Seeking accountability from public service providers remains one of the most prominent governance challenges in developing countries. In recent years, there has been a burst of social accountability tools, and NGOs and governments have promoted their use widely. Broadly, social accountability refers to approaches that seek to foster accountability through enhanced civil society engagement.
The advocates of social accountability approaches believe that the regular cycle of elections—in spite of the near continuous cycle of elections for the village councils, state and centre—are not enough to bring about a substantive change in service delivery. In this context, there is the opportunity to experiment with alternative mechanisms of fostering social accountability. Researchers at the Centre for Future State of the Institute of Development Studies, Sussex, UK, conclude from their field studies in Delhi and Sao Paulo, Brazil, that social accountability tools can be used to set the minimum required standard of public services by “highlighting deficiencies in existing provision or entitlements”. This also works when citizens’ demands are “framed in terms of legal or moral rights”.

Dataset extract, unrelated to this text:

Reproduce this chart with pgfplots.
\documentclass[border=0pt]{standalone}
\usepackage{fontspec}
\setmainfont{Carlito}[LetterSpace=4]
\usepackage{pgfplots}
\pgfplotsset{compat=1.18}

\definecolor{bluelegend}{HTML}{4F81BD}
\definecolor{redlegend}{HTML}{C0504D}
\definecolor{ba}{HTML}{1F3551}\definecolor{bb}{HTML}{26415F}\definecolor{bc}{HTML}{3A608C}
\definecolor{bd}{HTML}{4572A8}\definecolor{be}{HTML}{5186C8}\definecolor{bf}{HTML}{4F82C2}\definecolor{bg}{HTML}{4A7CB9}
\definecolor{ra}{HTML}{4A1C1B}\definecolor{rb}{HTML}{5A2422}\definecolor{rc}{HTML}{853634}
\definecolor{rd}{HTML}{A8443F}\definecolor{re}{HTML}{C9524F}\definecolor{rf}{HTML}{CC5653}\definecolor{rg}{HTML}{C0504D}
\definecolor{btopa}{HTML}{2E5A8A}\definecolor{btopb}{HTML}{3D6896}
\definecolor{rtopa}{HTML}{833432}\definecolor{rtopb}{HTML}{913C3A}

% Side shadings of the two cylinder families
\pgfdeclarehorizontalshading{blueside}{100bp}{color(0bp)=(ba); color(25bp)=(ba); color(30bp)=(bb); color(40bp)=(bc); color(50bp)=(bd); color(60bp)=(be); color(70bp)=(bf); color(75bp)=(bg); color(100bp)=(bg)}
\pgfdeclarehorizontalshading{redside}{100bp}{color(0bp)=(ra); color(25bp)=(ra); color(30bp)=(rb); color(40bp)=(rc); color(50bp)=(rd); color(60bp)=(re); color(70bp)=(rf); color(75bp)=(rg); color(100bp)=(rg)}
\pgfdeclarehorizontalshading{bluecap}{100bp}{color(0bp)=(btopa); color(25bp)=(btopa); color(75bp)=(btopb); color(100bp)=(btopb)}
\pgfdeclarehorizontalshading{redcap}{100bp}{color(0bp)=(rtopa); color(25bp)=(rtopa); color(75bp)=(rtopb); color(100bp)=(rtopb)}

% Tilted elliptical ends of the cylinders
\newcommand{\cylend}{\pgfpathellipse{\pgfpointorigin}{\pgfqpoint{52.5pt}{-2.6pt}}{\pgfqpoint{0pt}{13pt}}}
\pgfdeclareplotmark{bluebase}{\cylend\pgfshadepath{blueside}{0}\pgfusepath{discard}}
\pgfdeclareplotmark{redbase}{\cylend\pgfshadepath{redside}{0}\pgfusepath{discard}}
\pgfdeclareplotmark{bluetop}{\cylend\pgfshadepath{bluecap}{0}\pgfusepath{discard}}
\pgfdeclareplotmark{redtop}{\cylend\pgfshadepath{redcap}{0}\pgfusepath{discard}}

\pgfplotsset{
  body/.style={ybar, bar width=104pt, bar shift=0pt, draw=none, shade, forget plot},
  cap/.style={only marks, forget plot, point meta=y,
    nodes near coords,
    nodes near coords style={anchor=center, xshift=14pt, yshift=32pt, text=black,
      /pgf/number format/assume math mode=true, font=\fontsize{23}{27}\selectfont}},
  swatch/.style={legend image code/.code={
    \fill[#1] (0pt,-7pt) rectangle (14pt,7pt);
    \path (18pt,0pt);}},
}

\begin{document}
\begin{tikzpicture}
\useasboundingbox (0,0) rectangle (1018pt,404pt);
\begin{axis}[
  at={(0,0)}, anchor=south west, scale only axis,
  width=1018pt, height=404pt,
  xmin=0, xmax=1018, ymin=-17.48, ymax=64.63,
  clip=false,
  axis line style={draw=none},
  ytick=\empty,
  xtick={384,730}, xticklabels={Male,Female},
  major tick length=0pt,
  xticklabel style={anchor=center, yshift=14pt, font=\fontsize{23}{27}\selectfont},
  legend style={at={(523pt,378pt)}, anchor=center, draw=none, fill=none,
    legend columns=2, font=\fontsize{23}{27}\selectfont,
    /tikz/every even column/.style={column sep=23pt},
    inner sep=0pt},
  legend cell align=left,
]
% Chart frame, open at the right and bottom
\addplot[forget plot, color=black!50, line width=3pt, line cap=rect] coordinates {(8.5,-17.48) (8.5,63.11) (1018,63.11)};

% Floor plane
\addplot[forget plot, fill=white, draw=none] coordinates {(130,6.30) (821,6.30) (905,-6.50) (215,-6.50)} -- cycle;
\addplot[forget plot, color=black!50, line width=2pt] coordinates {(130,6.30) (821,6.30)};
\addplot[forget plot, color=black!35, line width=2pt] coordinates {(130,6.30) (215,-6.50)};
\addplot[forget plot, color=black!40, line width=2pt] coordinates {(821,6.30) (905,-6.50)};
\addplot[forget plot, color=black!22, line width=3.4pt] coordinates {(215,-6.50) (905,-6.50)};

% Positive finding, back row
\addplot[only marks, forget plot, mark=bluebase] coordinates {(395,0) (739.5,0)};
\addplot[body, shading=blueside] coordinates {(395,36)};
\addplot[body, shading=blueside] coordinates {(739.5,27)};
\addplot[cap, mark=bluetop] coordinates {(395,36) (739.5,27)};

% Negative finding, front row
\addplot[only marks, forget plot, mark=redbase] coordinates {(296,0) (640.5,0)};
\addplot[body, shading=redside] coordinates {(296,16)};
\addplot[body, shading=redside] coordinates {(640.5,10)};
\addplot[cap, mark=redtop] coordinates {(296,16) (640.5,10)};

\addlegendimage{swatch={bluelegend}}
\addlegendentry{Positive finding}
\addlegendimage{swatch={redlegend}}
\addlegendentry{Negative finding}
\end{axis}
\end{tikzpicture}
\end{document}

As a set of approaches for “good governance”, social accountability tools represent an interesting collection of hypotheses. One, that involving citizens in local planning, budgeting and spending decisions will ensure that the design and implementation of public services is pro-poor. Local governments and decentralized systems for local planning and service delivery are the usual form in which this approach manifests itself.
A third one, that citizen (specifically, users of public services) feedback or performance outcomes presented to service providers would act as a catalyst for change for these organizations. Exercises such as the Annual Status of Education Report (for primary education in India), report cards on service providers (such as Citizens Report Cards in Bangalore) are instances where such data may be collected and used for advocacy to generate pressure on service providers to reform service delivery and improve their performance.

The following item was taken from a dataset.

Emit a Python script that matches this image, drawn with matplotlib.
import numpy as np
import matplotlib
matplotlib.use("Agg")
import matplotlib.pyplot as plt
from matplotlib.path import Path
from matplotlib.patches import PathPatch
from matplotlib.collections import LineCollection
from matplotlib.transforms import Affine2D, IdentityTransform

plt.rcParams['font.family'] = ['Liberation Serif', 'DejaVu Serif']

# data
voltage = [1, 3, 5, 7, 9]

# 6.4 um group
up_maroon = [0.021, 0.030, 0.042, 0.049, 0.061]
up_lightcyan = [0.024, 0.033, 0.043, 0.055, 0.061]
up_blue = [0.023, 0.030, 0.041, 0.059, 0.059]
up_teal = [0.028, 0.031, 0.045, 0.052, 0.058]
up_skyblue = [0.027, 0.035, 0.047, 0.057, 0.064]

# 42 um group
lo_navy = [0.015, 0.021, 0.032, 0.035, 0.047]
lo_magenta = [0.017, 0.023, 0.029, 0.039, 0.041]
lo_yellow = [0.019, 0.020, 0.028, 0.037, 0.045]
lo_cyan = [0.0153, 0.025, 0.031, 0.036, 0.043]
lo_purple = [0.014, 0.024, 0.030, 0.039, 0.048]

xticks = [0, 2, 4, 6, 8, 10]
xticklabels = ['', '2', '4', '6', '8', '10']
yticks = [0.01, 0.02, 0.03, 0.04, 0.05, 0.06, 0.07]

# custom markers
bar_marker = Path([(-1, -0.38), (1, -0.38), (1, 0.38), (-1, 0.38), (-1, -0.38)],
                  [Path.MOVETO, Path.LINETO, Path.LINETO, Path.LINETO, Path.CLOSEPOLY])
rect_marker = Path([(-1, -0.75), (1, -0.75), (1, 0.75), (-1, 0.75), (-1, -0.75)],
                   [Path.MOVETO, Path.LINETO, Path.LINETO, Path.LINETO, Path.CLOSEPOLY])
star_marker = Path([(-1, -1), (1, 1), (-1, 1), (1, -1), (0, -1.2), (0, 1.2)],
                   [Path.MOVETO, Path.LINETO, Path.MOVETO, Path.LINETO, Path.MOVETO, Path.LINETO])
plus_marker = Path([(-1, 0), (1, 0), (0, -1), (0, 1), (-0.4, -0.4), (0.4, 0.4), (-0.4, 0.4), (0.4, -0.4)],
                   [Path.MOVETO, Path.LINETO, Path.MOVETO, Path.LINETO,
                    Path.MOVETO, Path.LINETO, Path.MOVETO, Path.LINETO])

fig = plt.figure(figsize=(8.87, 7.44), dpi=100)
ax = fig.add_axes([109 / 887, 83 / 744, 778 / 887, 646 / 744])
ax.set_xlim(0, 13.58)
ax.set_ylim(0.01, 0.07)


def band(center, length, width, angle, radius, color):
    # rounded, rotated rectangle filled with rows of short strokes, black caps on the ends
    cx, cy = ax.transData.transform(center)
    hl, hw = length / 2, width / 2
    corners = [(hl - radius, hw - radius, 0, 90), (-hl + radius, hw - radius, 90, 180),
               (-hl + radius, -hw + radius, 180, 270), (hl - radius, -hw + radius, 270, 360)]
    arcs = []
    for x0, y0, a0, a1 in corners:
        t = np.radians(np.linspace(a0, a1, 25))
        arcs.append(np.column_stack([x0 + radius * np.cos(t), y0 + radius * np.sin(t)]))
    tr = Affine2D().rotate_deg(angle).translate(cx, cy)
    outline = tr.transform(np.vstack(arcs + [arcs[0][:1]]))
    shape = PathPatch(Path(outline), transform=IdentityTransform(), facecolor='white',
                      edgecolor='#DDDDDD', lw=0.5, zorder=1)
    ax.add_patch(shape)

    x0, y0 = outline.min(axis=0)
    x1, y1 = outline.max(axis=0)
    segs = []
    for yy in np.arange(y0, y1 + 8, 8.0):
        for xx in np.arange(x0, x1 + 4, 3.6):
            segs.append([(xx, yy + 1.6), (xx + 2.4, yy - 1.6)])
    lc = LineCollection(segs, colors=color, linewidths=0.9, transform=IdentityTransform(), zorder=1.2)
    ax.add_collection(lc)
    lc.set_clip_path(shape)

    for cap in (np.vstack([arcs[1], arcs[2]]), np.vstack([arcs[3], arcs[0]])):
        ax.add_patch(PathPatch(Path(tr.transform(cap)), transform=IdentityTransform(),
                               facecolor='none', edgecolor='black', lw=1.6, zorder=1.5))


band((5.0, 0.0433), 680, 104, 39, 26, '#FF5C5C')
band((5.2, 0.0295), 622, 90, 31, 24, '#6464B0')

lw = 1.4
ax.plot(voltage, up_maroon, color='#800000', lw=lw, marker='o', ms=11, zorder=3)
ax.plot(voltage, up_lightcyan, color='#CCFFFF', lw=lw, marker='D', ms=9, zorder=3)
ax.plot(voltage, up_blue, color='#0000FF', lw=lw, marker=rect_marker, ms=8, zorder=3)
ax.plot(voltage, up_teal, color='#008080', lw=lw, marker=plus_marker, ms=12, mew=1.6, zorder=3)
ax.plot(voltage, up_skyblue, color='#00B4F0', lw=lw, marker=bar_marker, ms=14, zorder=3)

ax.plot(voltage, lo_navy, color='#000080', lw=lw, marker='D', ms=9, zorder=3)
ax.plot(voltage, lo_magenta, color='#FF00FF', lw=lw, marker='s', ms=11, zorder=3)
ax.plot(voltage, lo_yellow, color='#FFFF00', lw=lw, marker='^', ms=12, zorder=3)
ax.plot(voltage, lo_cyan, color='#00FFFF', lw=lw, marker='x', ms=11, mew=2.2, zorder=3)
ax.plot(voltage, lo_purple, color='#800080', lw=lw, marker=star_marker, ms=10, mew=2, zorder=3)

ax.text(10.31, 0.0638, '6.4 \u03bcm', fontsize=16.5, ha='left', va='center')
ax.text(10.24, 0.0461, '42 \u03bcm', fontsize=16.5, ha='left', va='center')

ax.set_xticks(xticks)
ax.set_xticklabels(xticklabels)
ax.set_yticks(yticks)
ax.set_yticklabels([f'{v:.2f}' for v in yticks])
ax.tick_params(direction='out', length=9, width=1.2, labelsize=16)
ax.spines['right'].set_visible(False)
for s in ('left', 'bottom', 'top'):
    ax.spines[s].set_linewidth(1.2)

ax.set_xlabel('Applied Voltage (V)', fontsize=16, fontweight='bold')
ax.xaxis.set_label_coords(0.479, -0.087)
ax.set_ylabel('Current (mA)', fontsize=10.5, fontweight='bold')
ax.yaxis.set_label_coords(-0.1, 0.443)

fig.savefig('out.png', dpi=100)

None of the above examples belong in water-tight compartments, tied to the social accountability approaches described. At the same time, what is evident is that information is at the heart of each of these approaches. However, each of these approaches and the respective interventions have seen their fair share of challenges. To begin with, there is little conclusive evidence that decentralization of reforms on its own will lead to an improvement in service delivery and performance outcomes. Experience suggests that for local governments to succeed, the government bureaucratic machine will have to play a facilitative role. Simultaneously, it appears that in order to effectively reform the centralized bureaucracy, top-down measures have a very important role to play.

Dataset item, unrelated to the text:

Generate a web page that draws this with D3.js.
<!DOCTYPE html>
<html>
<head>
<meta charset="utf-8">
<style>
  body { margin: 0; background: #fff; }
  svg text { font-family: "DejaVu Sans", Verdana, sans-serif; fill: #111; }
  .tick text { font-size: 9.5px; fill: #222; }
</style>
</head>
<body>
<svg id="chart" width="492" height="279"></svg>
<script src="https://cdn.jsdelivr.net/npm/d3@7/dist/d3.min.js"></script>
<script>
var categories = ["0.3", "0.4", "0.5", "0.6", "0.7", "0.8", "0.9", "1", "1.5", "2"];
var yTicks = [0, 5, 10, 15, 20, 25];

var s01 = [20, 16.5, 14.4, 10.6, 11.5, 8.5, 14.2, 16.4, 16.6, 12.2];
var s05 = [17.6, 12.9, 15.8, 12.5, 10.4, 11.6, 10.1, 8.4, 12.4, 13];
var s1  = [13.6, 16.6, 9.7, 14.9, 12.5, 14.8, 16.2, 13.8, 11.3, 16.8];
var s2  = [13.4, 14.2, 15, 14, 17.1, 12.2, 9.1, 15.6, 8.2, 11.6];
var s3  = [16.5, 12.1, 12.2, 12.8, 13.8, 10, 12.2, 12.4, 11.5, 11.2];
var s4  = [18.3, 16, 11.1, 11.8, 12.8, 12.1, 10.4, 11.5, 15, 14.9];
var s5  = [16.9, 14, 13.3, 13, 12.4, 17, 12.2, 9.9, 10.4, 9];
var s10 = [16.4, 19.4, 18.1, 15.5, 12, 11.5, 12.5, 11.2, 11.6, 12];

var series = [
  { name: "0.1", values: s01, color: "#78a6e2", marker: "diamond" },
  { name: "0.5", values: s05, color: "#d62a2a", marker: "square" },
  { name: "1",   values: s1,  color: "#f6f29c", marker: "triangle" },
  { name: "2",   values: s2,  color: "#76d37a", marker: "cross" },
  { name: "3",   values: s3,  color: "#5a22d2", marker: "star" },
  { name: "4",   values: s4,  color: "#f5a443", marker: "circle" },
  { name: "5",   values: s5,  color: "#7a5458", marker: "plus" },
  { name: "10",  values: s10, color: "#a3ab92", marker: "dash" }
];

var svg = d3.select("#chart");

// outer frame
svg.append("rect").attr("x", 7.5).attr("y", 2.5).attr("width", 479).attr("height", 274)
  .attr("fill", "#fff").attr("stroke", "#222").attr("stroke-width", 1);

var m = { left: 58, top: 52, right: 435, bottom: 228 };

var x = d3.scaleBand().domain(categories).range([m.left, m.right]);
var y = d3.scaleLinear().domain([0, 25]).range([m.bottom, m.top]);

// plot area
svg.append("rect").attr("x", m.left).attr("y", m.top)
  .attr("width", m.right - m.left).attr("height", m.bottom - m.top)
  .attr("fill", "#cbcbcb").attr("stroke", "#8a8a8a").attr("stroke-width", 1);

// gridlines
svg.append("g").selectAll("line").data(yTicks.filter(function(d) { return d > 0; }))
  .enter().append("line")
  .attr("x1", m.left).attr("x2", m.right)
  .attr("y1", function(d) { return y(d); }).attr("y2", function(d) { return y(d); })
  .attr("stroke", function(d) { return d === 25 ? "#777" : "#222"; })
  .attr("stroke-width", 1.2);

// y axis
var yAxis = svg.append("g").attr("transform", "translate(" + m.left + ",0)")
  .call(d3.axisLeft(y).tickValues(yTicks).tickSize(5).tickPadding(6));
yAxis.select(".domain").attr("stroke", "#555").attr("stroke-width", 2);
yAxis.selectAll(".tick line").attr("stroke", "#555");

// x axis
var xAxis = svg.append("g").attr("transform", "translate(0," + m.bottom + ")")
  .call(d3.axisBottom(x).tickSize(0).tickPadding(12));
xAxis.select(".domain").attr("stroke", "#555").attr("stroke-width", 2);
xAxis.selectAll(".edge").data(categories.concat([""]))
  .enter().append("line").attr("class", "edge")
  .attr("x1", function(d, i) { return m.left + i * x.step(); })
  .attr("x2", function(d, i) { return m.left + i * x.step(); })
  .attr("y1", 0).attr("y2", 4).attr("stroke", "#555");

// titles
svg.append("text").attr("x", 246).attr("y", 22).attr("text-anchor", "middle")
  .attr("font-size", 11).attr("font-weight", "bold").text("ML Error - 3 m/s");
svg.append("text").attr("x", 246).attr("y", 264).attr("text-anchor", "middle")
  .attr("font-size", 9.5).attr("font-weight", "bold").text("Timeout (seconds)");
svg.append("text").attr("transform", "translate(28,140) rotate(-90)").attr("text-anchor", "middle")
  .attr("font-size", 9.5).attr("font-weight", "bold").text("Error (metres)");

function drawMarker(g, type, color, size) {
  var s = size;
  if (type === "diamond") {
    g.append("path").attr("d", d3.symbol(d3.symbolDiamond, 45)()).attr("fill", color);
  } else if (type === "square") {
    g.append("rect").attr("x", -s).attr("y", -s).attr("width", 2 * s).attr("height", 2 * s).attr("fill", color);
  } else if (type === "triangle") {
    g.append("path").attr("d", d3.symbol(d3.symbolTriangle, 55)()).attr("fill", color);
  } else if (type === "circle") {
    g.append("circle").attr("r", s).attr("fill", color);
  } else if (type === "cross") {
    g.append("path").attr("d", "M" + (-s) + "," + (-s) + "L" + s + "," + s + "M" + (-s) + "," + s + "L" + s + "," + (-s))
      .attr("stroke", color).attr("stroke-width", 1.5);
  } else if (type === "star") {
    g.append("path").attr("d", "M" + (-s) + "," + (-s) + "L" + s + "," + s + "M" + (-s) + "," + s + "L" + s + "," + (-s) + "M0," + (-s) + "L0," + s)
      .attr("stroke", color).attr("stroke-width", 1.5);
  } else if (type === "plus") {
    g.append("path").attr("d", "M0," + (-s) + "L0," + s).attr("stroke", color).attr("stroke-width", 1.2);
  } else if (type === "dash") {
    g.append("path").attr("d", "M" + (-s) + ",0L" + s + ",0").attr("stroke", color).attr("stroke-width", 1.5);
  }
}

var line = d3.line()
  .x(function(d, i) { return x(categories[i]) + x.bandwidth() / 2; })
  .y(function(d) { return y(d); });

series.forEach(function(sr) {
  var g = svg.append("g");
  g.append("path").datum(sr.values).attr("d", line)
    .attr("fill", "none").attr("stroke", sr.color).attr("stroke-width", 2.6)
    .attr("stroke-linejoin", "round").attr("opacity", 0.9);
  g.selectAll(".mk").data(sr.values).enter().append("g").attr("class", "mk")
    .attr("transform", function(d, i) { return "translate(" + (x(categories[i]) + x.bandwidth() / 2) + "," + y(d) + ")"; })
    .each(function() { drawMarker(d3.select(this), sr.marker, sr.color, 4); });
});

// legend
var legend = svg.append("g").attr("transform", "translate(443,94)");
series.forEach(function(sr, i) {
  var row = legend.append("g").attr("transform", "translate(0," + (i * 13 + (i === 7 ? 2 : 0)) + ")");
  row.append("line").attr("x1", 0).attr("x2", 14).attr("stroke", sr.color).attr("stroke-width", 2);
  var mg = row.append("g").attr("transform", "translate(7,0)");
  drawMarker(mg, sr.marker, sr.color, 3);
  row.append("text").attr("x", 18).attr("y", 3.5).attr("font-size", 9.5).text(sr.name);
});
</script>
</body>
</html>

In the second approach—that of providing information to citizens—critical assumptions are being made regarding the ability of citizens to form collectives and demand accountability from service providers. For vulnerable population groups, this certainly is not an easy task. For societies steeped in feudal power relations, political empowerment remains a distant dream. In the third approach, where citizen feedback is transmitted back to service providers, there is (arguably) excessive focus on providing information to citizens to enable them to hold public authorities to account—a point supported by the Africa Power and Politics Programme, a five-year research programme in multiple African countries. Going back to the earlier point of bureaucratic reforms, it is clear that interventions for social accountability and good governance require a good mix of top-down and bottom-up approaches.
To conclude, the proliferation of social accountability approaches are a significant positive in the field of development action and political empowerment. The experience so far shows that there is plenty to learn—especially in terms of mixing and matching tools and approaches, and developing new ones, towards promoting greater accountability. Such interventions will have to be sensitive to the context and be able to target specific weaknesses in public service delivery—and even then, they may not all succeed. Exciting times lie ahead!